Et encore, " Passé le cap de cette sensibilisation, et lorsque le recul de l'enfant sourd sur sa propre langue est suffisant, il est alors possible d'envisager un travail plus explicite sur le français écrit.
Sans entrer dans le domaine technique je tiens à défendre une démarche descendante partant du niveau cognitivo-sémantique pour aboutir en fin de parcours, au niveau syntaxique et morphologique ".

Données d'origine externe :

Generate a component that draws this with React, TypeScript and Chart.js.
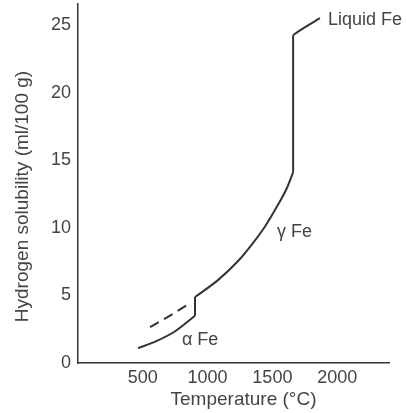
import React, { useEffect, useRef } from 'react';
import { Chart, registerables } from 'chart.js';

Chart.register(...registerables);

// Temperature (°C) / hydrogen solubility (ml/100 g)
const alphaTemp = [463, 600, 750, 903];
const alphaSol = [1.1, 1.6, 2.35, 3.5];
const gammaTemp = [903, 1080, 1235, 1350, 1443, 1543, 1615, 1660];
const gammaSol = [4.88, 6.13, 7.54, 8.87, 10.1, 11.7, 13.0, 14.1];
const liquidTemp = [1660, 1713, 1867];
const liquidSol = [24.24, 24.6, 25.5];
const dashedTemp = [556, 710, 864];
const dashedSol = [2.66, 3.5, 4.43];

const xTickValues = [500, 1000, 1500, 2000];
const yTickValues = [0, 5, 10, 15, 20, 25];

const phaseLabels = ['Liquid Fe', 'γ Fe', 'α Fe'];
const phaseLabelTemp = [1929, 1535, 802];
const phaseLabelSol = [25.35, 9.68, 1.7];

const xTitle = 'Temperature (°C)';
const yTitle = 'Hydrogen solubility (ml/100 g)';

const FONT = '"Liberation Sans", Arial, Helvetica, sans-serif';
const LINE = '#333333';
const TEXT = '#444444';

const pts = (xs: number[], ys: number[]) => xs.map((x, i) => ({ x, y: ys[i] }));

export default function App() {
  const ref = useRef<HTMLCanvasElement | null>(null);

  useEffect(() => {
    if (!ref.current) return;
    const lineBase = {
      borderColor: LINE,
      borderWidth: 2,
      pointRadius: 0,
      fill: false,
      showLine: true,
    };
    const curve = { ...lineBase, tension: 0.4, cubicInterpolationMode: 'monotone' as const };

    const labelsPlugin = {
      id: 'phaseLabels',
      afterDatasetsDraw(chart: any) {
        const { ctx, scales, chartArea } = chart;
        ctx.save();
        ctx.fillStyle = TEXT;
        ctx.font = `18px ${FONT}`;
        ctx.textBaseline = 'middle';
        ctx.textAlign = 'left';
        phaseLabels.forEach((t, i) => {
          ctx.fillText(t, scales.x.getPixelForValue(phaseLabelTemp[i]), scales.y.getPixelForValue(phaseLabelSol[i]));
        });
        // axis titles
        ctx.font = `19px ${FONT}`;
        ctx.textAlign = 'center';
        ctx.fillText(xTitle, (chartArea.left + chartArea.right) / 2 + 10, chartArea.bottom + 37);
        ctx.translate(23, (chartArea.top + chartArea.bottom) / 2 + 13);
        ctx.rotate(-Math.PI / 2);
        ctx.fillText(yTitle, 0, 0);
        ctx.restore();
      },
    };

    const chart = new Chart(ref.current, {
      type: 'scatter',
      data: {
        datasets: [
          { ...curve, data: pts(alphaTemp, alphaSol) },
          {
            ...lineBase,
            data: [
              { x: alphaTemp[alphaTemp.length - 1], y: alphaSol[alphaSol.length - 1] },
              { x: gammaTemp[0], y: gammaSol[0] },
            ],
          },
          { ...curve, data: pts(gammaTemp, gammaSol) },
          {
            ...lineBase,
            data: [
              { x: gammaTemp[gammaTemp.length - 1], y: gammaSol[gammaSol.length - 1] },
              { x: liquidTemp[0], y: liquidSol[0] },
            ],
          },
          { ...lineBase, tension: 0.2, data: pts(liquidTemp, liquidSol) },
          { ...curve, borderDash: [10, 6], data: pts(dashedTemp, dashedSol) },
        ],
      },
      options: {
        animation: false,
        responsive: false,
        maintainAspectRatio: false,
        layout: { padding: { left: 0, right: 18, top: 4, bottom: 0 } },
        plugins: { legend: { display: false }, tooltip: { enabled: false } },
        scales: {
          x: {
            type: 'linear',
            min: 0,
            max: 2400,
            grid: { display: false, drawTicks: false },
            border: { display: true, color: LINE, width: 1.5 },
            afterBuildTicks: (s: any) => {
              s.ticks = xTickValues.map((v) => ({ value: v }));
            },
            afterFit: (s: any) => {
              s.height = 50;
              s.paddingLeft = 0;
              s.paddingRight = 0;
            },
            ticks: {
              color: TEXT,
              font: { family: FONT, size: 18 },
              padding: 4,
              maxRotation: 0,
              autoSkip: false,
              callback: (v: any) => String(v),
            },
          },
          y: {
            type: 'linear',
            min: 0,
            max: 26.55,
            grid: { display: false, drawTicks: false },
            border: { display: true, color: LINE, width: 1.5 },
            afterBuildTicks: (s: any) => {
              s.ticks = yTickValues.map((v) => ({ value: v }));
            },
            afterFit: (s: any) => {
              s.width = 78;
              s.paddingTop = 0;
              s.paddingBottom = 0;
            },
            ticks: {
              color: TEXT,
              font: { family: FONT, size: 18 },
              padding: 7,
              autoSkip: false,
              callback: (v: any) => String(v),
            },
          },
        },
      },
      plugins: [labelsPlugin],
    });
    return () => chart.destroy();
  }, []);

  return (
    <div style={{ position: 'absolute', left: 0, top: 0, width: 407, height: 413, background: '#fff' }}>
      <canvas ref={ref} width={407} height={413} style={{ display: 'block' }} />
    </div>
  );
}
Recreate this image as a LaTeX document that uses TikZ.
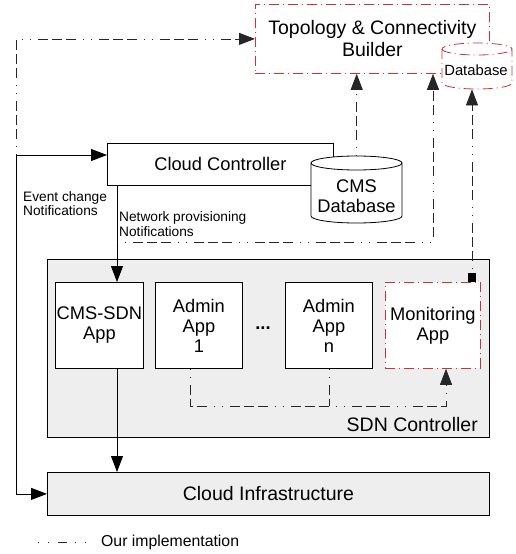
\documentclass[tikz,border=0pt]{standalone}
\usepackage{fontspec}
\setmainfont{Liberation Sans}
\usetikzlibrary{arrows.meta}
\definecolor{dred}{RGB}{204,51,51}
\definecolor{lgray}{RGB}{238,238,238}
\begin{document}
\begin{tikzpicture}[x=1pt,y=-1pt,
  box/.style={draw, line width=0.8pt, inner sep=0pt, anchor=north west, align=center, fill=white},
  dd/.style={line width=0.8pt, black!85, dash pattern=on 1pt off 7pt on 1pt off 7pt on 10pt off 4pt on 10pt off 4pt on 10pt off 7pt},
  ddleg/.style={line width=0.8pt, black!85, dash pattern=on 1pt off 9pt on 1pt off 9pt on 9pt off 8pt},
  rdd/.style={draw=dred, line width=0.8pt, dash pattern=on 10pt off 4pt on 1pt off 4pt},
  arr/.style={-{Triangle[length=16pt,width=12pt]}},
  solidl/.style={line width=0.8pt},
  big/.style={font=\fontsize{19.5}{22}\selectfont},
  mid/.style={font=\fontsize{18.3}{20}\selectfont},
  lbla/.style={font=\fontsize{13.7}{14}\selectfont, align=left, inner sep=0pt, anchor=north west},
  lblb/.style={font=\fontsize{13.7}{15}\selectfont, align=left, inner sep=0pt, anchor=north west},
]
\useasboundingbox (0,0) rectangle (516,554);

% SDN controller
\node[box, fill=lgray, minimum width=442pt, minimum height=178pt] (sdn) at (47,259) {};
\node[big, anchor=east, inner sep=0pt] (sdnlab) at (478,425) {SDN Controller};

% Apps
\node[box, mid, minimum width=88pt, minimum height=86pt] (cmssdn) at (55,282) {CMS-SDN\\App};
\node[box, mid, minimum width=87pt, minimum height=86pt] (adm1) at (155,282) {Admin\\App\\1};
\node[font=\fontsize{18.3}{20}\selectfont\bfseries, inner sep=0pt] (dots) at (263,328) {...};
\node[box, mid, minimum width=87pt, minimum height=86pt] (admn) at (285,282) {Admin\\App\\n};
\node[box, mid, rdd, minimum width=95pt, minimum height=86pt] (mon) at (385,282) {Monitoring\\App};

% Cloud infrastructure
\node[box, fill=lgray, big, minimum width=442pt, minimum height=43pt] (ci) at (47,472) {Cloud Infrastructure};

% Cloud controller
\node[box, mid, minimum width=226pt, minimum height=42pt] (cc) at (107,143) {Cloud Controller};

% CMS Database cylinder
\node[inner sep=0pt, minimum width=91pt, minimum height=67pt, anchor=north west] (cmsdb) at (311,156) {};
\draw[fill=white, line width=0.8pt] (311,163) -- (311,216) arc[start angle=180,end angle=360,x radius=45.5pt,y radius=7pt] -- (402,163) arc[start angle=0,end angle=180,x radius=45.5pt,y radius=7pt] -- cycle;
\draw[line width=0.8pt] (311,163) arc[start angle=180,end angle=360,x radius=45.5pt,y radius=7pt];
\node[mid, align=center, inner sep=0pt] (cmsdbl) at (356.5,196) {CMS\\Database};

% Topology builder
\node[box, rdd, big, minimum width=234pt, minimum height=69pt] (topo) at (255,4) {Topology \& Connectivity\\Builder};

% Database cylinder
\node[inner sep=0pt, minimum width=70pt, minimum height=46pt, anchor=north west] (db) at (442,43) {};
\path[fill=white] (442,49) -- (442,83) arc[start angle=180,end angle=360,x radius=35pt,y radius=6pt] -- (512,49) arc[start angle=0,end angle=180,x radius=35pt,y radius=6pt] -- cycle;
\draw[rdd] (442,49) -- (442,83) arc[start angle=180,end angle=360,x radius=35pt,y radius=6pt] -- (512,49) arc[start angle=0,end angle=180,x radius=35pt,y radius=6pt];
\draw[rdd] (442,49) arc[start angle=180,end angle=360,x radius=35pt,y radius=6pt];
\node[font=\fontsize{14.8}{16}\selectfont, inner sep=0pt] (dbl) at (476,70) {Database};

% Left bus
\coordinate (bus) at (16,155);
\draw[solidl, arr] (bus) -- (bus -| cc.west);
\draw[solidl, arr] (bus) |- (ci.west);
\draw[dd, arr] (bus) |- (topo.west);
\node[lbla] (evt) at (23,191) {Event change\\Notifications};

% Network provisioning
\coordinate (np) at (117,242);
\coordinate (npr) at (433,242);
\draw[solidl, arr] (np |- cc.south) -- (np |- cmssdn.north);
\draw[solidl, arr] (np |- cmssdn.south) -- (np |- ci.north);
\draw[dd, arr] (np) -- (npr) -- (npr |- topo.south);
\node[lblb] (nplab) at (119,211) {Network provisioning\\Notifications};

% CMS DB to topology
\draw[dd, arr] (cmsdb.north) -- (cmsdb.north |- topo.south);

% Monitoring to database
\coordinate (mq) at (472,277);
\draw[dd, arr] (mq) -- (mq |- db.south);
\fill (468,273) rectangle (476,282);

% Admin apps to monitoring
\coordinate (a1) at (190,406);
\coordinate (an) at (329,406);
\coordinate (mb) at (446,406);
\draw[dd, arr] (a1 |- adm1.south) -- (a1) -- (mb) -- (mb |- mon.south);
\draw[dd] (an |- admn.south) -- (an);

% Legend
\coordinate (lg1) at (38,542);
\coordinate (lg2) at (88,542);
\draw[ddleg] (lg1) -- (lg2);
\node[font=\fontsize{15.8}{18}\selectfont, anchor=west, inner sep=0pt] (leg) at (101,542) {Our implementation};
\end{tikzpicture}
\end{document}
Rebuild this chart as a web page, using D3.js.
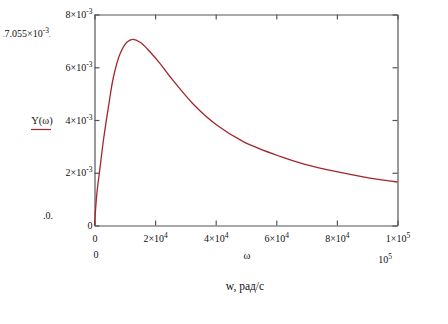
<!DOCTYPE html>
<html>
<head>
<meta charset="utf-8">
<script src="https://cdn.jsdelivr.net/npm/d3@7"></script>
<style>
  body { margin: 0; background: #fff; }
  svg text { font-family: "Liberation Serif", "Times New Roman", serif; fill: #111; }
</style>
</head>
<body>
<script>
// values: omega (rad/s) and Y(omega)
const omega = [0, 800, 1880, 2970, 4610, 6260, 8470, 10680, 12660, 15060, 18360, 21660,
  24950, 32630, 40340, 49110, 61210, 68890, 79890, 90870, 100000];
const yValues = [0, 1.23e-3, 2.24e-3, 3.25e-3, 4.50e-3, 5.63e-3, 6.52e-3, 6.95e-3, 7.055e-3,
  6.95e-3, 6.58e-3, 6.14e-3, 5.64e-3, 4.60e-3, 3.81e-3, 3.18e-3, 2.62e-3, 2.34e-3,
  2.04e-3, 1.80e-3, 1.65e-3];

const xTicks = [0, 2e4, 4e4, 6e4, 8e4, 1e5];
const xTickLabels = [["0", ""], ["2×10", "4"], ["4×10", "4"], ["6×10", "4"], ["8×10", "4"], ["1×10", "5"]];
const yTicks = [0, 2e-3, 4e-3, 6e-3, 8e-3];
const yTickLabels = [["0", ""], ["2×10", "-3"], ["4×10", "-3"], ["6×10", "-3"], ["8×10", "-3"]];

const width = 448, height = 324;
const marginLeft = 94.5, marginRight = 50.5, marginTop = 14.5, marginBottom = 98.5;

const data = omega.map((w, i) => ({w: w, y: yValues[i]}));

const x = d3.scaleLinear()
    .domain([0, 1e5])
    .range([marginLeft, width - marginRight]);

const y = d3.scaleLinear()
    .domain([0, 8e-3])
    .range([height - marginBottom, marginTop]);

const svg = d3.select("body").append("svg")
    .attr("width", width)
    .attr("height", height);

// put "mantissa×10" + superscript into a tick label
function supLabel(sel, labels) {
  sel.each(function(d, i) {
    const t = d3.select(this).text(null);
    t.append("tspan").text(labels[i][0]);
    if (labels[i][1]) {
      t.append("tspan").attr("dy", -4).attr("font-size", 7.5).text(labels[i][1]);
    }
  });
}

function styleAxis(g) {
  g.attr("font-family", null);
  g.select(".domain").attr("stroke", "#555").attr("stroke-width", 1.2);
  g.selectAll(".tick line").attr("stroke", "#555").attr("stroke-width", 1.2);
  g.selectAll("text").attr("font-size", 10).attr("fill", "#111");
}

// bottom
const gx = svg.append("g")
    .attr("transform", `translate(0,${height - marginBottom})`)
    .call(d3.axisBottom(x).tickValues(xTicks).tickSizeInner(-5).tickSizeOuter(0).tickPadding(9))
    .call(styleAxis);
gx.selectAll(".tick text").call(supLabel, xTickLabels);

// top
svg.append("g")
    .attr("transform", `translate(0,${marginTop})`)
    .call(d3.axisTop(x).tickValues(xTicks).tickSizeInner(-5).tickSizeOuter(0).tickFormat(""))
    .call(styleAxis);

// left
const gy = svg.append("g")
    .attr("transform", `translate(${marginLeft},0)`)
    .call(d3.axisLeft(y).tickValues(yTicks).tickSizeInner(-5).tickSizeOuter(0).tickPadding(2))
    .call(styleAxis);
gy.selectAll(".tick text").call(supLabel, yTickLabels);

// right
svg.append("g")
    .attr("transform", `translate(${width - marginRight},0)`)
    .call(d3.axisRight(y).tickValues(yTicks).tickSizeInner(-5).tickSizeOuter(0).tickFormat(""))
    .call(styleAxis);

// curve
svg.append("path")
    .datum(data)
    .attr("fill", "none")
    .attr("stroke", "#a3262e")
    .attr("stroke-width", 1.3)
    .attr("d", d3.line()
        .x(d => x(d.w))
        .y(d => y(d.y))
        .curve(d3.curveCatmullRom.alpha(0.5)));

// left-side labels (max value, legend, min value)
const maxLbl = svg.append("text").attr("x", 3).attr("y", 37).attr("font-size", 10);
maxLbl.append("tspan").attr("font-size", 6).text(".");
maxLbl.append("tspan").text("7.055×10");
maxLbl.append("tspan").attr("dy", -4).attr("font-size", 7.5).text("-3");
maxLbl.append("tspan").attr("dy", 4).attr("font-size", 6).text(".");

svg.append("text")
    .attr("x", 42).attr("y", 124)
    .attr("text-anchor", "middle")
    .attr("font-size", 10.5)
    .text("Y(ω)");
svg.append("line")
    .attr("x1", 31).attr("x2", 51)
    .attr("y1", 129.5).attr("y2", 129.5)
    .attr("stroke", "#a3262e").attr("stroke-width", 1.2);

svg.append("text")
    .attr("x", 48).attr("y", 219)
    .attr("text-anchor", "middle")
    .attr("font-size", 10)
    .text(".0.");

// x range labels under the axis
svg.append("text").attr("x", 96).attr("y", 258).attr("text-anchor", "middle").attr("font-size", 10).text("0");
svg.append("text").attr("x", 247).attr("y", 259).attr("text-anchor", "middle").attr("font-size", 10.5).text("ω");
const maxX = svg.append("text").attr("x", 385).attr("y", 263).attr("text-anchor", "middle").attr("font-size", 10);
maxX.append("tspan").text("10");
maxX.append("tspan").attr("dy", -4).attr("font-size", 7.5).text("5");

svg.append("text")
    .attr("x", 245).attr("y", 290)
    .attr("text-anchor", "middle")
    .attr("font-size", 11.5)
    .text("w, рад/с");
</script>
</body>
</html>
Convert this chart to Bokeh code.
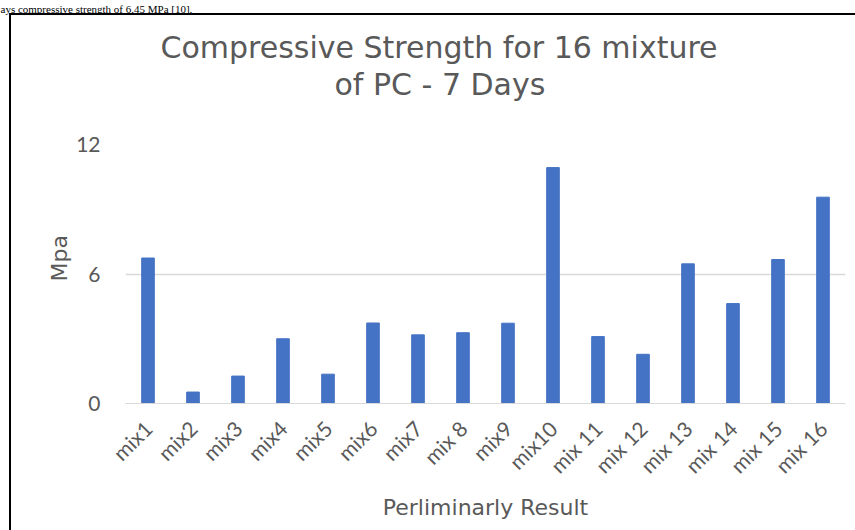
from math import pi
from bokeh.plotting import figure
from bokeh.models import Range1d, FixedTicker, Title
from bokeh.embed import file_html
from bokeh.resources import INLINE

# ---- data ----
categories = ["mix1", "mix2", "mix3", "mix4", "mix5", "mix6", "mix7", "mix 8",
              "mix9", "mix10", "mix 11", "mix 12", "mix 13", "mix 14", "mix 15", "mix 16"]
strength = [6.74, 0.53, 1.27, 3.0, 1.36, 3.73, 3.18, 3.28,
            3.72, 10.93, 3.1, 2.28, 6.47, 4.63, 6.67, 9.56]
y_ticks = [0, 6, 12]
title_lines = ["Compressive Strength for 16 mixture", "of PC - 7 Days"]
y_title = "Mpa"
x_title = "Perliminarly Result"
caption = "ays compressive strength of 6.45 MPa [10]."

# ---- layout (canvas pixels) ----
W, H = 855, 530
FL, FT = 125, 144          # frame left / top
FW, FH = 720, 259          # frame width / height
TXT = "#595959"
FONT = "Lato"
TFONT = "DejaVu Sans"

p = figure(width=W, height=H, x_range=categories, y_range=Range1d(0, 12),
           frame_width=FW, frame_height=FH,
           min_border_left=FL, min_border_top=FT,
           min_border_right=W - FL - FW, min_border_bottom=H - FT - FH,
           output_backend="svg", toolbar_location=None,
           styles={"background-image": "linear-gradient(#000,#000), linear-gradient(#000,#000)",
                   "background-size": "2px 700px, 900px 2px",
                   "background-position": "9px 13px, 9px 13px",
                   "background-repeat": "no-repeat"})
p.outline_line_color = None
p.background_fill_color = "white"
p.border_fill_color = None

p.vbar(x=categories, top=strength, width=0.28, color="#4472C4")

# y axis
p.yaxis.ticker = FixedTicker(ticks=y_ticks)
p.yaxis.axis_line_color = None
p.yaxis.major_tick_line_color = None
p.yaxis.minor_tick_line_color = None
p.yaxis.major_tick_out = 0
p.yaxis.major_tick_in = 0
p.yaxis.major_label_standoff = 25
p.yaxis.major_label_text_font = FONT
p.yaxis.major_label_text_font_size = "21px"
p.yaxis.major_label_text_color = TXT

# x axis
p.xaxis.axis_line_color = "#D9D9D9"
p.xaxis.major_tick_line_color = None
p.xaxis.major_tick_out = 0
p.xaxis.major_tick_in = 0
p.xaxis.major_label_orientation = pi / 4
p.xaxis.major_label_standoff = 21
p.xaxis.major_label_text_font = FONT
p.xaxis.major_label_text_font_size = "21px"
p.xaxis.major_label_text_color = TXT
p.xaxis.axis_label = x_title
p.xaxis.axis_label_standoff = 6
p.xaxis.axis_label_text_font = TFONT
p.xaxis.axis_label_text_font_size = "22px"
p.xaxis.axis_label_text_font_style = "normal"
p.xaxis.axis_label_text_color = TXT

p.xgrid.grid_line_color = None
p.ygrid.ticker = FixedTicker(ticks=y_ticks)
p.ygrid.grid_line_color = "#D9D9D9"
p.ygrid.grid_line_width = 1.5

# y-axis title on the left side (outside the tick labels), then a spacer
p.add_layout(Title(text=y_title, align="left", offset=122, standoff=3,
                   vertical_align="bottom",
                   text_font=TFONT, text_font_size="22px", text_font_style="normal",
                   text_color=TXT), "left")
p.add_layout(Title(text=" ", text_font_size="1px", standoff=39), "left")

# titles stacked above the frame (first added = nearest to the frame)
p.add_layout(Title(text=" ", text_font_size="1px", standoff=40), "above")
p.add_layout(Title(text=title_lines[1], align="left", offset=209, standoff=0,
                   text_font=TFONT, text_font_size="30px", text_font_style="normal",
                   text_color=TXT), "above")
p.add_layout(Title(text=title_lines[0], align="left", offset=35, standoff=0,
                   text_font=TFONT, text_font_size="30px", text_font_style="normal",
                   text_color=TXT), "above")
p.add_layout(Title(text=" ", text_font_size="1px", standoff=10), "above")
p.add_layout(Title(text=caption, align="left", offset=-FL, standoff=0,
                   text_font="Liberation Serif", text_font_size="11px",
                   text_font_style="normal", text_color="black"), "above")

open("out.html", "w").write(file_html(p, INLINE))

De nombreuses personnalités, comme Michel Poizat chercheur au CNRS, Yves Delaporte, ethnologue, Oliver Sacks, neurologue, Harlan Lane, auteur de l'ouvrage fondamental : " Quand l'esprit entend : l'histoire des sourds-muets " et bien d'autres, sortent des ouvrages, font entendre une voix sourde différente de la voie tracée par l'oralisme. Seront-ils enfin entendu un jour ?
Anne Valin
NB : Si pour certains il était besoin de se convaincre que la L.S.F est une vrai langue, se reporter utilement au site de Benoît Virole http://home.worldnet.fr/7Eviroleb/DA/DABASE.htm. Et lire les textes Objectivité et iconicité et La langue des signes où l'on voit clairement :
- que la LSF fonctionne avec un caractère "métaphorique et métonymique" propre à toutes les langues (comme le dit l'historien-chercheur au CNRS Jean-Jacques Glassner à propos de la langue sumérienne),
- que la LSF permet d'accéder aux niveaux abstraits les plus élevés (notamment parce que, comme le remarque Danielle Bouvet dans son ouvrage Le corps et la métaphore dans les langues gestuelles, " les métaphores indexées sur le corps ont une place importante dans l'élaboration des signes abstraits "),
- que la LSF (comme Alain Berthoz, professeur au Collège de France, l'a montré pour le fonctionnement général de la perception chez l'humain) permet le fonctionnement "proactif" du cerveau, c'est-à-dire les capacités d'anticipation et de création de scénarios probables du déroulement du langage.